Mezcal is the smokey cousin of tequila. Well, technically tequila is a kind of mezcal but to most people in the US anyway, mezcal is the weirdo, scotch-like relative of tequila. Both are made from the agave plant, but tequila is only from blue agave grown in Jalisco. Most mezcal Ive seen is from Oaxaca but Im under the impression it can be from any state. In that regard, it is similiar to brandy and cognac, with cognac having a protected desgnation of origin. The majority of Mezcal we can even find here in the US is made in the traditional methods where hearts of agave, a big sorta cactus like succulent desert plant, are roasted in smoldering pits for days?, maybe. This lends a very smokey character to the finished distillate. You can find unsmoked mezcals also though.

I never heard of this drink before seeing it in Mr Boston. It was conjured up by Eryn Reece, whom I know nothing about.

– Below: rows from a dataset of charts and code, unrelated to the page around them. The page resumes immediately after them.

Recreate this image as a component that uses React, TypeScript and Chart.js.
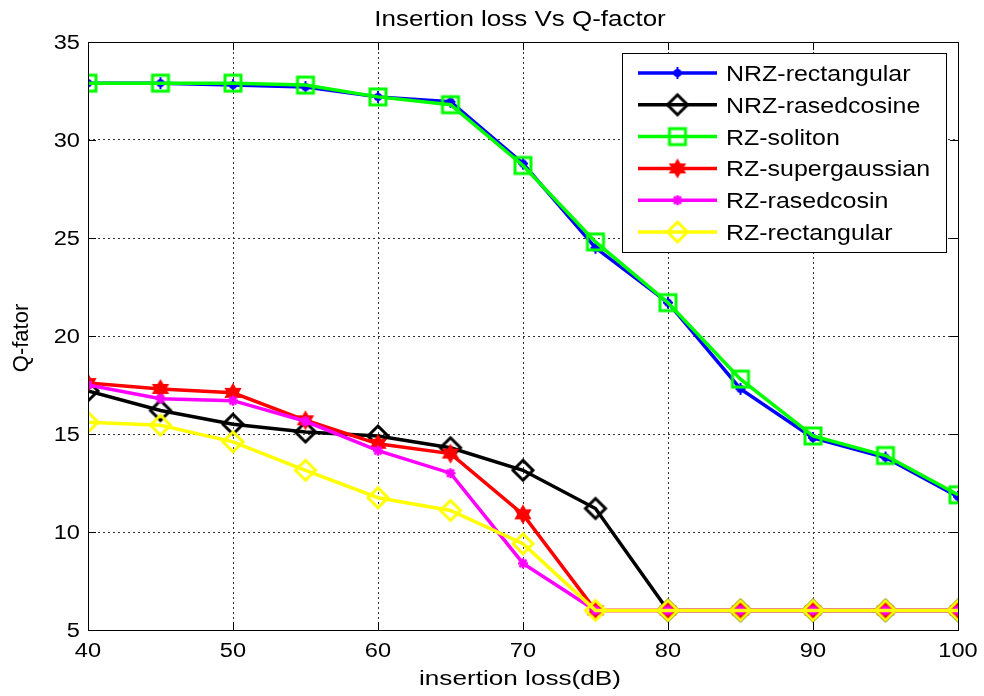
import React, { useEffect, useRef } from 'react';
import { Chart, registerables } from 'chart.js';

Chart.register(...registerables);

const chartTitle = 'Insertion loss Vs Q-factor';
const xAxisTitle = 'insertion loss(dB)';
const yAxisTitle = 'Q-fator';

const insertionLoss = [40, 45, 50, 55, 60, 65, 70, 75, 80, 85, 90, 95, 100];
const xTickValues = [40, 50, 60, 70, 80, 90, 100];
const yTickValues = [5, 10, 15, 20, 25, 30, 35];

const nrzRectangular = [32.9, 32.9, 32.8, 32.7, 32.2, 31.95, 28.8, 24.5, 21.7, 17.3, 14.8, 13.8, 11.8];
const nrzRasedcosine = [17.2, 16.2, 15.5, 15.1, 14.9, 14.3, 13.15, 11.2, 6, 6, 6, 6, 6];
const rzSoliton = [32.9, 32.9, 32.9, 32.8, 32.2, 31.8, 28.7, 24.8, 21.7, 17.8, 14.9, 13.9, 11.9];
const rzSupergaussian = [17.6, 17.3, 17.1, 15.7, 14.5, 14.0, 10.9, 6, 6, 6, 6, 6, 6];
const rzRasedcosin = [17.5, 16.8, 16.7, 15.65, 14.15, 13.0, 8.4, 6, 6, 6, 6, 6, 6];
const rzRectangular = [15.6, 15.45, 14.6, 13.15, 11.75, 11.1, 9.4, 6, 6, 6, 6, 6, 6];

const seriesLabels = ['NRZ-rectangular', 'NRZ-rasedcosine', 'RZ-soliton', 'RZ-supergaussian', 'RZ-rasedcosin', 'RZ-rectangular'];
const seriesValues = [nrzRectangular, nrzRasedcosine, rzSoliton, rzSupergaussian, rzRasedcosin, rzRectangular];
const seriesColors = ['#0000ff', '#000000', '#00ff00', '#ff0000', '#ff00ff', '#ffff00'];
const seriesMarkers = ['dotplus', 'diamond', 'square', 'hexagram', 'asterisk', 'diamond'];

function makeMarker(kind: string, color: string): HTMLCanvasElement {
  const s = 28;
  const c = document.createElement('canvas');
  c.width = s;
  c.height = s;
  const ctx = c.getContext('2d')!;
  const m = s / 2;
  ctx.strokeStyle = color;
  ctx.fillStyle = color;
  ctx.lineJoin = 'miter';
  if (kind === 'diamond') {
    const r = 10;
    ctx.lineWidth = 3;
    ctx.beginPath();
    ctx.moveTo(m, m - r);
    ctx.lineTo(m + r, m);
    ctx.lineTo(m, m + r);
    ctx.lineTo(m - r, m);
    ctx.closePath();
    ctx.stroke();
  } else if (kind === 'square') {
    const h = 8;
    ctx.lineWidth = 3;
    ctx.strokeRect(m - h, m - h, 2 * h, 2 * h);
  } else if (kind === 'hexagram') {
    const r = 10;
    for (let t = 0; t < 2; t++) {
      ctx.beginPath();
      for (let i = 0; i < 3; i++) {
        const a = -Math.PI / 2 + t * Math.PI + (i * 2 * Math.PI) / 3;
        const px = m + r * Math.cos(a);
        const py = m + r * Math.sin(a);
        if (i === 0) ctx.moveTo(px, py);
        else ctx.lineTo(px, py);
      }
      ctx.closePath();
      ctx.fill();
    }
  } else if (kind === 'asterisk') {
    const r = 5;
    ctx.lineWidth = 2.5;
    ctx.beginPath();
    for (let i = 0; i < 4; i++) {
      const a = (i * Math.PI) / 4;
      ctx.moveTo(m - r * Math.cos(a), m - r * Math.sin(a));
      ctx.lineTo(m + r * Math.cos(a), m + r * Math.sin(a));
    }
    ctx.stroke();
  } else {
    ctx.beginPath();
    ctx.arc(m, m, 4, 0, Math.PI * 2);
    ctx.fill();
    ctx.lineWidth = 2;
    ctx.beginPath();
    ctx.moveTo(m, m - 6);
    ctx.lineTo(m, m + 6);
    ctx.moveTo(m - 5, m);
    ctx.lineTo(m + 5, m);
    ctx.stroke();
  }
  return c;
}

const FONT = '"Liberation Sans", Arial, Helvetica, sans-serif';

function drawText(ctx: CanvasRenderingContext2D, text: string, x: number, y: number, size: number, align: CanvasTextAlign, sx: number) {
  ctx.save();
  ctx.translate(x, y);
  ctx.scale(sx, 1);
  ctx.font = `${size}px ${FONT}`;
  ctx.textAlign = align;
  ctx.textBaseline = 'alphabetic';
  ctx.fillStyle = '#000';
  ctx.fillText(text, 0, 0);
  ctx.restore();
}

export default function App() {
  const ref = useRef<HTMLCanvasElement | null>(null);

  useEffect(() => {
    document.body.style.margin = '0';
    const canvas = ref.current!;
    const markers = seriesMarkers.map((k, i) => makeMarker(k, seriesColors[i]));

    const frame = {
      id: 'frame',
      beforeDraw(chart: any) {
        const { ctx } = chart;
        ctx.save();
        ctx.fillStyle = '#ffffff';
        ctx.fillRect(0, 0, chart.width, chart.height);
        ctx.restore();
      },
      afterDraw(chart: any) {
        const { ctx, chartArea: a, scales } = chart;
        ctx.save();
        ctx.strokeStyle = '#000';
        ctx.lineWidth = 1;
        ctx.strokeRect(Math.round(a.left) + 0.5, Math.round(a.top) + 0.5, Math.round(a.right - a.left), Math.round(a.bottom - a.top));
        ctx.beginPath();
        const tl = 8;
        for (const v of xTickValues) {
          const px = Math.round(scales.x.getPixelForValue(v)) + 0.5;
          ctx.moveTo(px, a.bottom);
          ctx.lineTo(px, a.bottom - tl);
          ctx.moveTo(px, a.top);
          ctx.lineTo(px, a.top + tl);
        }
        for (const v of yTickValues) {
          const py = Math.round(scales.y.getPixelForValue(v)) + 0.5;
          ctx.moveTo(a.left, py);
          ctx.lineTo(a.left + tl, py);
          ctx.moveTo(a.right, py);
          ctx.lineTo(a.right - tl, py);
        }
        ctx.stroke();

        // tick labels
        for (const v of xTickValues) {
          drawText(ctx, String(v), scales.x.getPixelForValue(v), a.bottom + 27, 20, 'center', 1.18);
        }
        for (const v of yTickValues) {
          drawText(ctx, String(v), a.left - 8, scales.y.getPixelForValue(v) + 6.8, 20, 'right', 1.18);
        }

        // titles
        const cx = (a.left + a.right) / 2 - 3;
        drawText(ctx, chartTitle, cx, 26, 22, 'center', 1.18);
        drawText(ctx, xAxisTitle, cx, 685, 21, 'center', 1.245);
        ctx.save();
        ctx.translate(28, 338);
        ctx.rotate(-Math.PI / 2);
        drawText(ctx, yAxisTitle, 0, 0, 22, 'center', 1);
        ctx.restore();

        // legend
        const lx0 = a.right - 336;
        const ly0 = a.top + 11;
        const lw = 324;
        const lh = 199;
        ctx.fillStyle = '#fff';
        ctx.fillRect(lx0, ly0, lw, lh);
        ctx.strokeStyle = '#000';
        ctx.lineWidth = 1;
        ctx.strokeRect(lx0 + 0.5, ly0 + 0.5, lw, lh);
        for (let i = 0; i < seriesLabels.length; i++) {
          const y = ly0 + 20 + i * 31.8;
          ctx.strokeStyle = seriesColors[i];
          ctx.lineWidth = 3.5;
          ctx.beginPath();
          ctx.moveTo(lx0 + 16, y);
          ctx.lineTo(lx0 + 95, y);
          ctx.stroke();
          const mk = markers[i];
          ctx.drawImage(mk, lx0 + 55.5 - mk.width / 2, y - mk.height / 2);
          drawText(ctx, seriesLabels[i], lx0 + 104, y + 8, 22, 'left', 1.135);
        }
        ctx.restore();
      },
    };

    const chart = new Chart(canvas, {
      type: 'line',
      data: {
        datasets: seriesLabels.map((label, i) => ({
          label,
          data: insertionLoss.map((x, j) => ({ x, y: seriesValues[i][j] })),
          borderColor: seriesColors[i],
          backgroundColor: seriesColors[i],
          borderWidth: 3.5,
          pointStyle: markers[i] as any,
          pointRadius: 10,
          tension: 0,
          fill: false,
          order: seriesLabels.length - i,
        })),
      },
      options: {
        animation: false,
        responsive: false,
        events: [],
        layout: { padding: { top: 42, right: 26, left: 0, bottom: 0 } },
        plugins: {
          legend: { display: false },
          title: { display: false },
          tooltip: { enabled: false },
        },
        scales: {
          x: {
            type: 'linear',
            min: 40,
            max: 100,
            afterFit: (s: any) => {
              s.height = 66;
            },
            afterBuildTicks: (s: any) => {
              s.ticks = xTickValues.map((v) => ({ value: v }));
            },
            ticks: { display: false },
            grid: { color: '#333', lineWidth: 1, drawTicks: false },
            border: { display: false, dash: [2, 3] },
          },
          y: {
            type: 'linear',
            min: 5,
            max: 35,
            afterFit: (s: any) => {
              s.width = 88;
            },
            afterBuildTicks: (s: any) => {
              s.ticks = yTickValues.map((v) => ({ value: v }));
            },
            ticks: { display: false },
            grid: { color: '#333', lineWidth: 1, drawTicks: false },
            border: { display: false, dash: [2, 3] },
          },
        },
      },
      plugins: [frame],
    });
    return () => chart.destroy();
  }, []);

  return (
    <div style={{ width: 984, height: 696 }}>
      <canvas ref={ref} width={984} height={696} style={{ display: 'block', width: 984, height: 696 }} />
    </div>
  );
}
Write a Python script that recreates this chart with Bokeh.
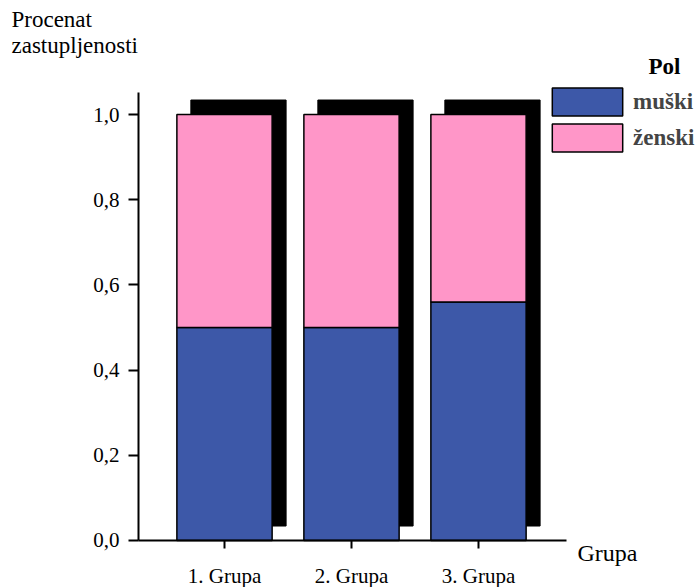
from bokeh.plotting import figure
from bokeh.models import FixedTicker, Label, Legend, LegendItem, Range1d
from bokeh.embed import file_html
from bokeh.resources import INLINE

categories = ["1. Grupa", "2. Grupa", "3. Grupa"]
muski = [0.50, 0.50, 0.56]
zenski = [0.50, 0.50, 0.44]
y_ticks = [0.0, 0.2, 0.4, 0.6, 0.8, 1.0]
y_tick_labels = ["0,0", "0,2", "0,4", "0,6", "0,8", "1,0"]

BLUE = "#3D58A8"
PINK = "#FF96C8"
FONT = "Liberation Serif"

xs = [i + 1 for i in range(len(categories))]
totals = [m + z for m, z in zip(muski, zenski)]

W, H = 700, 587
p = figure(width=W, height=H, output_backend="svg", toolbar_location=None,
           x_range=Range1d(-0.7638, 4.748), y_range=Range1d(-0.11033, 1.26761),
           min_border_left=0, min_border_right=0, min_border_top=0,
           min_border_bottom=0)
p.outline_line_color = None
p.xgrid.visible = False
p.ygrid.visible = False
p.background_fill_color = "white"
p.border_fill_color = "white"

# shadows
dx, dy = 0.11, 0.034
p.vbar(x=[x + dx for x in xs], width=0.75, bottom=[dy] * len(xs),
       top=[t + dy for t in totals], fill_color="black", line_color="black")

r_m = p.vbar(x=xs, width=0.75, bottom=[0] * len(xs), top=muski,
             fill_color=BLUE, line_color="black", line_width=1.5)
r_z = p.vbar(x=xs, width=0.75, bottom=muski, top=totals,
             fill_color=PINK, line_color="black", line_width=1.5)

xa, ya = p.xaxis[0], p.yaxis[0]
for ax in (xa, ya):
    ax.axis_line_width = 2
    ax.major_tick_line_width = 2
    ax.minor_tick_line_color = None
    ax.major_tick_in = 0
    ax.major_label_text_font = FONT
    ax.major_label_text_font_size = "21px"
    ax.major_label_text_color = "black"

xa.fixed_location = 0
xa.bounds = (0.3228, 3.693)
xa.ticker = FixedTicker(ticks=xs)
xa.major_label_overrides = {x: c for x, c in zip(xs, categories)}
xa.major_tick_out = 8
xa.major_label_standoff = 16

ya.fixed_location = 0.3228
ya.bounds = (0, 1.0516)
ya.ticker = FixedTicker(ticks=y_ticks)
ya.major_label_overrides = {t: l for t, l in zip(y_ticks, y_tick_labels)}
ya.major_tick_out = 10
ya.major_label_standoff = 9

def lab(text, px, py, size, style="normal"):
    p.add_layout(Label(x=px, y=H - py, x_units="screen", y_units="screen", text=text,
                       text_font=FONT, text_font_size=size, text_font_style=style,
                       text_baseline="alphabetic", text_color="black"))

lab("Procenat", 11, 19, "23px")
lab("zastupljenosti", 11, 45, "23px")
lab("Grupa", 577, 552, "24px")
lab("Pol", 648, 66, "23px", style="bold")

legend = Legend(items=[LegendItem(label="muški", renderers=[r_m]),
                       LegendItem(label="ženski", renderers=[r_z])],
                location=(543, H - 155), padding=0, margin=0, spacing=1,
                glyph_width=88, glyph_height=35, label_standoff=2,
                border_line_color=None, background_fill_alpha=0,
                label_text_font=FONT, label_text_font_size="23px",
                label_text_font_style="bold", label_height=35)
p.add_layout(legend)

open("out.html", "w").write(file_html(p, INLINE))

It contains 2 of my favorite liquors, rye and mezcal, and uses weird bitters that I have, chocolate. The only references to it on the internet are to the Mr Boston cocktail book. Its really good though and you should make it.

The Sfozando

1 oz mezcal (San Perderra)
3/4 oz rye (Russels Reserve)
1/2 oz dry vermouth (Noilly Pratt)
1/2 oz benedictine
dash chocolate bitters (Fee Brothers)
orange twist

Stir with ice, strain into a chilled cocktail glass, garnish with an orange twist.

I normally dont like chocolate and orange stuff. The combination of orange and chocolate are subtle, there is an herbal note from the benedictine, a spicy flavor from the rye and a smokiness from the mezcal. All together it makes for a deliciously balanced cocktail that I highly reccomend.